Now for today’s did-you-know: Django Unchained sprang from an essay the cult director planned to write for the New Yorker, deconstructing the racism inherent in an iconic American film.
Producer Harvey Weinstein, pictured with Tarantino above, told Deadline that the idea sprouted from Tarantino’s disgust with Birth of a Nation, an 1915 silent film lauded as a classic, its overt racism largely overlooked.
“Ten years ago, he spoke to me about how Birth of a Nation had been lauded and yet there was this strand of racism in it that had been ignored by major critics who’d put it at or near the top of their all-time best lists,” Weinstein said.

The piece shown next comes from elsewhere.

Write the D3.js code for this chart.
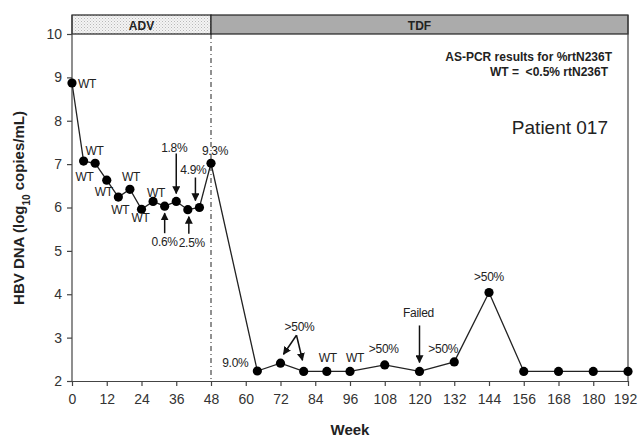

The film follows two families, one of Unionists and the other Confederates, and depicts black men – played by blacked-up white actors – as stupid and sexually aggressive towards white women.
“I watched Birth of a Nation and suggested that he do a piece for The New Yorker, a thirty or forty page treatise.
“You know Quentin; he can write like any film professor. He writes brilliant scripts; and trust me, I read pages of the treatise. It was astounding, the amount of research he put into the slave era.”
Last year Tarantino discussed the unfinished essay with The Root, comparing The Clansman, the book on which Birth of a Nation is based, to Mein Kampf.
“It is evil!” he said, “And I don’t use that word lightly. [And] it was one of the most popular touring plays of its day.”
So for all those accusing him of racism in Django: put down your pitchforks, he’s on your side – and he’s been very clever about it.